## PROBLEM TO SOLVE
Write out every entry exactly as given, but omit the pictures.

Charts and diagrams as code
- - - -
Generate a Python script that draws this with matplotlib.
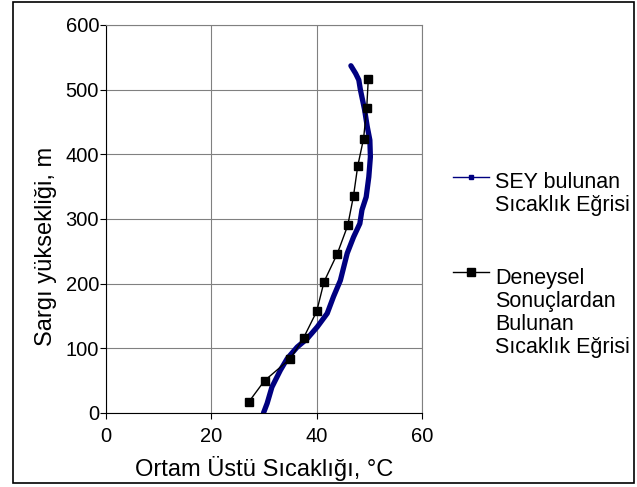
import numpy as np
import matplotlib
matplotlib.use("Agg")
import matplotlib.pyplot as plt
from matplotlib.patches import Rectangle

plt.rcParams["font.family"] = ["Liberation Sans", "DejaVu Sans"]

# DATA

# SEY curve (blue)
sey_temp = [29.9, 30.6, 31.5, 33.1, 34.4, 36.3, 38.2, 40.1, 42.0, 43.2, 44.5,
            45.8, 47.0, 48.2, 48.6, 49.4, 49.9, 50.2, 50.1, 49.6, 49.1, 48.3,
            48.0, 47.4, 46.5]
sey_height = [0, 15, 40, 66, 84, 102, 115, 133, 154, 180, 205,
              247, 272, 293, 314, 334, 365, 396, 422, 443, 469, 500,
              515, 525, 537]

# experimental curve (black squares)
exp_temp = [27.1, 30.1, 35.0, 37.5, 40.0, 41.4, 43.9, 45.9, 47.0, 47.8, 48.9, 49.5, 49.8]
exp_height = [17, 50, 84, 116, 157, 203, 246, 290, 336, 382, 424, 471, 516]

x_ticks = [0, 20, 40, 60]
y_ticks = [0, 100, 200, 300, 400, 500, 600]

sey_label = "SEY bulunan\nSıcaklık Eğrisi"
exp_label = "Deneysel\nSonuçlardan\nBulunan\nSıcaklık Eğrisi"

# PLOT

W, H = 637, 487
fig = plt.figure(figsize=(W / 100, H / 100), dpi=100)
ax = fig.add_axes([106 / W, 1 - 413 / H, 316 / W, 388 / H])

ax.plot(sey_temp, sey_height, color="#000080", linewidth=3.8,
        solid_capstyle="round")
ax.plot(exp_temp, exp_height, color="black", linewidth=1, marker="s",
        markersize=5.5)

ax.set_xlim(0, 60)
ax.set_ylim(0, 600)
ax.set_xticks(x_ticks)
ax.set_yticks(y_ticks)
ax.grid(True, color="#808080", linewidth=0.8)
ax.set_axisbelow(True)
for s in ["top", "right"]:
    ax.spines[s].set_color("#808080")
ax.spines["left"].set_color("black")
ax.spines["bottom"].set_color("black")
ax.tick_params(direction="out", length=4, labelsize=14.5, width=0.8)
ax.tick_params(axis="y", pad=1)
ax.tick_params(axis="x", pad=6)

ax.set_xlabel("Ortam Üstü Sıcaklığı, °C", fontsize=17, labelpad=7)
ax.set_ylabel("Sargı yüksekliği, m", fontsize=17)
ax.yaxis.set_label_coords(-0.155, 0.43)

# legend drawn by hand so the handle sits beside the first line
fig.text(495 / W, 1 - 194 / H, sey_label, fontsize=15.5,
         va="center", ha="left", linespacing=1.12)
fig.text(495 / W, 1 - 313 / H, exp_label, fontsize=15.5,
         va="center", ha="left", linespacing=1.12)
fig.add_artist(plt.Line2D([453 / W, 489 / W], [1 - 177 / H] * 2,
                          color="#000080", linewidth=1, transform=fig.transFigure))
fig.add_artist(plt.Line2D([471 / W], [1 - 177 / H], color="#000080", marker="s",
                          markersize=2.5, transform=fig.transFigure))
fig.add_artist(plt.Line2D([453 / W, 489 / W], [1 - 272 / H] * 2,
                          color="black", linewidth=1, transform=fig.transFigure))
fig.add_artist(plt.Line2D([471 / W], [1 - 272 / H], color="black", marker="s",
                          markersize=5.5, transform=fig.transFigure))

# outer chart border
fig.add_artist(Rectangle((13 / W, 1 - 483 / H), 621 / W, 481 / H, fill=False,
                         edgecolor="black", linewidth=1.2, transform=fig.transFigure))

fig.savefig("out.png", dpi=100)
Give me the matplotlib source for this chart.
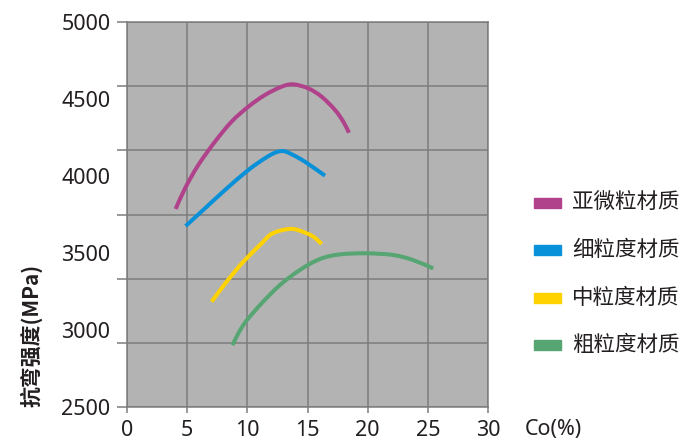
- - - -
## EXERCISE RESULT
Generate a Python script that draws this with matplotlib.
import numpy as np
import matplotlib
matplotlib.use("Agg")
import matplotlib.pyplot as plt
from matplotlib.patches import Rectangle

plt.rcParams["font.family"] = ["Liberation Sans", "DejaVu Sans"]

# DATA

# SEY curve (blue)
sey_temp = [29.9, 30.6, 31.5, 33.1, 34.4, 36.3, 38.2, 40.1, 42.0, 43.2, 44.5,
            45.8, 47.0, 48.2, 48.6, 49.4, 49.9, 50.2, 50.1, 49.6, 49.1, 48.3,
            48.0, 47.4, 46.5]
sey_height = [0, 15, 40, 66, 84, 102, 115, 133, 154, 180, 205,
              247, 272, 293, 314, 334, 365, 396, 422, 443, 469, 500,
              515, 525, 537]

# experimental curve (black squares)
exp_temp = [27.1, 30.1, 35.0, 37.5, 40.0, 41.4, 43.9, 45.9, 47.0, 47.8, 48.9, 49.5, 49.8]
exp_height = [17, 50, 84, 116, 157, 203, 246, 290, 336, 382, 424, 471, 516]

x_ticks = [0, 20, 40, 60]
y_ticks = [0, 100, 200, 300, 400, 500, 600]

sey_label = "SEY bulunan\nSıcaklık Eğrisi"
exp_label = "Deneysel\nSonuçlardan\nBulunan\nSıcaklık Eğrisi"

# PLOT

W, H = 637, 487
fig = plt.figure(figsize=(W / 100, H / 100), dpi=100)
ax = fig.add_axes([106 / W, 1 - 413 / H, 316 / W, 388 / H])

ax.plot(sey_temp, sey_height, color="#000080", linewidth=3.8,
        solid_capstyle="round")
ax.plot(exp_temp, exp_height, color="black", linewidth=1, marker="s",
        markersize=5.5)

ax.set_xlim(0, 60)
ax.set_ylim(0, 600)
ax.set_xticks(x_ticks)
ax.set_yticks(y_ticks)
ax.grid(True, color="#808080", linewidth=0.8)
ax.set_axisbelow(True)
for s in ["top", "right"]:
    ax.spines[s].set_color("#808080")
ax.spines["left"].set_color("black")
ax.spines["bottom"].set_color("black")
ax.tick_params(direction="out", length=4, labelsize=14.5, width=0.8)
ax.tick_params(axis="y", pad=1)
ax.tick_params(axis="x", pad=6)

ax.set_xlabel("Ortam Üstü Sıcaklığı, °C", fontsize=17, labelpad=7)
ax.set_ylabel("Sargı yüksekliği, m", fontsize=17)
ax.yaxis.set_label_coords(-0.155, 0.43)

# legend drawn by hand so the handle sits beside the first line
fig.text(495 / W, 1 - 194 / H, sey_label, fontsize=15.5,
         va="center", ha="left", linespacing=1.12)
fig.text(495 / W, 1 - 313 / H, exp_label, fontsize=15.5,
         va="center", ha="left", linespacing=1.12)
fig.add_artist(plt.Line2D([453 / W, 489 / W], [1 - 177 / H] * 2,
                          color="#000080", linewidth=1, transform=fig.transFigure))
fig.add_artist(plt.Line2D([471 / W], [1 - 177 / H], color="#000080", marker="s",
                          markersize=2.5, transform=fig.transFigure))
fig.add_artist(plt.Line2D([453 / W, 489 / W], [1 - 272 / H] * 2,
                          color="black", linewidth=1, transform=fig.transFigure))
fig.add_artist(plt.Line2D([471 / W], [1 - 272 / H], color="black", marker="s",
                          markersize=5.5, transform=fig.transFigure))

# outer chart border
fig.add_artist(Rectangle((13 / W, 1 - 483 / H), 621 / W, 481 / H, fill=False,
                         edgecolor="black", linewidth=1.2, transform=fig.transFigure))

fig.savefig("out.png", dpi=100)
Give me the matplotlib source for this chart.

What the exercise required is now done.